# Data excerpt
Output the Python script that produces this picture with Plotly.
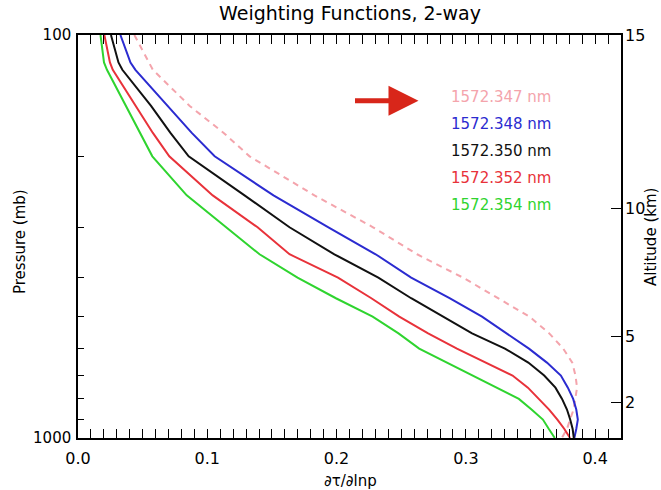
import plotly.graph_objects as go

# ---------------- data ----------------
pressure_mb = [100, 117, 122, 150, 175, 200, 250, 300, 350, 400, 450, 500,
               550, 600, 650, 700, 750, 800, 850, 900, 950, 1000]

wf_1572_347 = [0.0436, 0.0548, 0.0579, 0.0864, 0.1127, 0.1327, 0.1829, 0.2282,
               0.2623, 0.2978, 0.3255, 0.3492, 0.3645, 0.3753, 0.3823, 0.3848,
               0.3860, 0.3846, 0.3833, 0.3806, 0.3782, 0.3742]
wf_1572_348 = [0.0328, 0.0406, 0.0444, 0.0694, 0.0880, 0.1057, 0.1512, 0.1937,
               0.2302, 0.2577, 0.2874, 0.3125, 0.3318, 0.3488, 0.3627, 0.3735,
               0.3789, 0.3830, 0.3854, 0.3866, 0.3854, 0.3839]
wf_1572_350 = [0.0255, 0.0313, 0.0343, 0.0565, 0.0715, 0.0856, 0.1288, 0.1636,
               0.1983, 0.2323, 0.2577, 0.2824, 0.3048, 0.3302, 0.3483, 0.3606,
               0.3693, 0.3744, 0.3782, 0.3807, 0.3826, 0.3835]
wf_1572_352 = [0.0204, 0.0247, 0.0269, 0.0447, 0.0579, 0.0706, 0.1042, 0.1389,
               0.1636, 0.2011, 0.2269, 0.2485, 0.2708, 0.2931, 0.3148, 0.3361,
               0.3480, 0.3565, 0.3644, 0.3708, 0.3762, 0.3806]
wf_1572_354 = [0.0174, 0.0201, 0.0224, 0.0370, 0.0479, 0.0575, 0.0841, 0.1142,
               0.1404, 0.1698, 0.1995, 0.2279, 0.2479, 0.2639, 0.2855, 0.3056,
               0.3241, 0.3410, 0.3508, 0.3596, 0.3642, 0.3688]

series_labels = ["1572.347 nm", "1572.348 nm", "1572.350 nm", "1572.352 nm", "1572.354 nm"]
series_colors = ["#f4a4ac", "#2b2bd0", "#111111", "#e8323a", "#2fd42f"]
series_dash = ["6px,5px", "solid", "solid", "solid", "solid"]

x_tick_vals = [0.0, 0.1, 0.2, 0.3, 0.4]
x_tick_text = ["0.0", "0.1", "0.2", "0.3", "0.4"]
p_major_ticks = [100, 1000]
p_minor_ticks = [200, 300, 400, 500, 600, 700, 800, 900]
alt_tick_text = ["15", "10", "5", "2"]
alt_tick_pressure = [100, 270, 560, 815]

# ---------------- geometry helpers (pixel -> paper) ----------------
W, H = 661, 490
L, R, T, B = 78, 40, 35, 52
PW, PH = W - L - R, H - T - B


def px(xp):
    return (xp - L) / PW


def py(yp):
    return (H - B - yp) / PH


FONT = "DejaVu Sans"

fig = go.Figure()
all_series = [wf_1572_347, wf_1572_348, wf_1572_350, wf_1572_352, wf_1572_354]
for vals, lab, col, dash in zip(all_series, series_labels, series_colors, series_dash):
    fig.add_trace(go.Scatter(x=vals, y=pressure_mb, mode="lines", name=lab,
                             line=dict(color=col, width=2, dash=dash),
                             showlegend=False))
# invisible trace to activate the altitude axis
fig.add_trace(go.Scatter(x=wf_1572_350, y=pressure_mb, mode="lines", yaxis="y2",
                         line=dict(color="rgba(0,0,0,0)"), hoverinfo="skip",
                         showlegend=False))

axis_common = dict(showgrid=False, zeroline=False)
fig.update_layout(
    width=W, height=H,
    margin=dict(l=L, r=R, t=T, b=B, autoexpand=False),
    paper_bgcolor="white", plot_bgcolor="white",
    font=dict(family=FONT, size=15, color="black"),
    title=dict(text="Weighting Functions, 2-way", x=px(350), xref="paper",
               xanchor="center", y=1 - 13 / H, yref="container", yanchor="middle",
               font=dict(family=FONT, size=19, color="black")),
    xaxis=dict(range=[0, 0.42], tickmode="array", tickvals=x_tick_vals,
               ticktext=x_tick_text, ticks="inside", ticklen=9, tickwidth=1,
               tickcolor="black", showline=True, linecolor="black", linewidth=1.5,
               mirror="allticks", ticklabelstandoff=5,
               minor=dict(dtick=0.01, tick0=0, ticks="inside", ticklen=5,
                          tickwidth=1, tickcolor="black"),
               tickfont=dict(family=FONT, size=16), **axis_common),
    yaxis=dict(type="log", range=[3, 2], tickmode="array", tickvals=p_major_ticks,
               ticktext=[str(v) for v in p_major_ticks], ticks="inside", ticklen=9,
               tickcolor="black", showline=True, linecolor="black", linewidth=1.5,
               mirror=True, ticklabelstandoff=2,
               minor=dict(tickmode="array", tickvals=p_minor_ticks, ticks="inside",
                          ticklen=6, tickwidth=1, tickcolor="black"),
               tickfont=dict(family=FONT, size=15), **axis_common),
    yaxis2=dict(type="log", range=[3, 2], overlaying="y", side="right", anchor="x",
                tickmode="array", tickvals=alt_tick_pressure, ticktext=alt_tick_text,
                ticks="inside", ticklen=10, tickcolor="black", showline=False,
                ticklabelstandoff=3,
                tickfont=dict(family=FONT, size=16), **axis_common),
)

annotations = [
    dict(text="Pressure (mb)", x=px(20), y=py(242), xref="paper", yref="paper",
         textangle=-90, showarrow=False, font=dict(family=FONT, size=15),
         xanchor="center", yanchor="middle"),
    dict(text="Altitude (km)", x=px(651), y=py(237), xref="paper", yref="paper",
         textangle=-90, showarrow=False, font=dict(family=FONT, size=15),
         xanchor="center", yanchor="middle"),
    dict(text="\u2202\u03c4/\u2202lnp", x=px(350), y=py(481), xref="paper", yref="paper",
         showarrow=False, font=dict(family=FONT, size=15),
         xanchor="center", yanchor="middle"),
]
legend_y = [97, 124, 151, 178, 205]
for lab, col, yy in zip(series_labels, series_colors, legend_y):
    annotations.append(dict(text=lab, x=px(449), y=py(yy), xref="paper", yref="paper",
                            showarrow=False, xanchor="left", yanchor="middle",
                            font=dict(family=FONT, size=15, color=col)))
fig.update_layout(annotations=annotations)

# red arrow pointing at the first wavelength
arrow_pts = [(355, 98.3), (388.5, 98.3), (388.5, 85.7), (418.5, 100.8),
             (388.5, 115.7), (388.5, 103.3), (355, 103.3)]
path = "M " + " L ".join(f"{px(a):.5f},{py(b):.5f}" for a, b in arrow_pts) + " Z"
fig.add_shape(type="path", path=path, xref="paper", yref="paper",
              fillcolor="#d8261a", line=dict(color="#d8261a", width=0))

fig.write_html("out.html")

# Short problem
Without the pictures, return the listing above from its first line through the line that has "550, 600, 650, 700, 750, 800, 850, 900, 950, 1000]".

# Exercise solution
Output the Python script that produces this picture with Plotly.
import plotly.graph_objects as go

# ---------------- data ----------------
pressure_mb = [100, 117, 122, 150, 175, 200, 250, 300, 350, 400, 450, 500,
               550, 600, 650, 700, 750, 800, 850, 900, 950, 1000]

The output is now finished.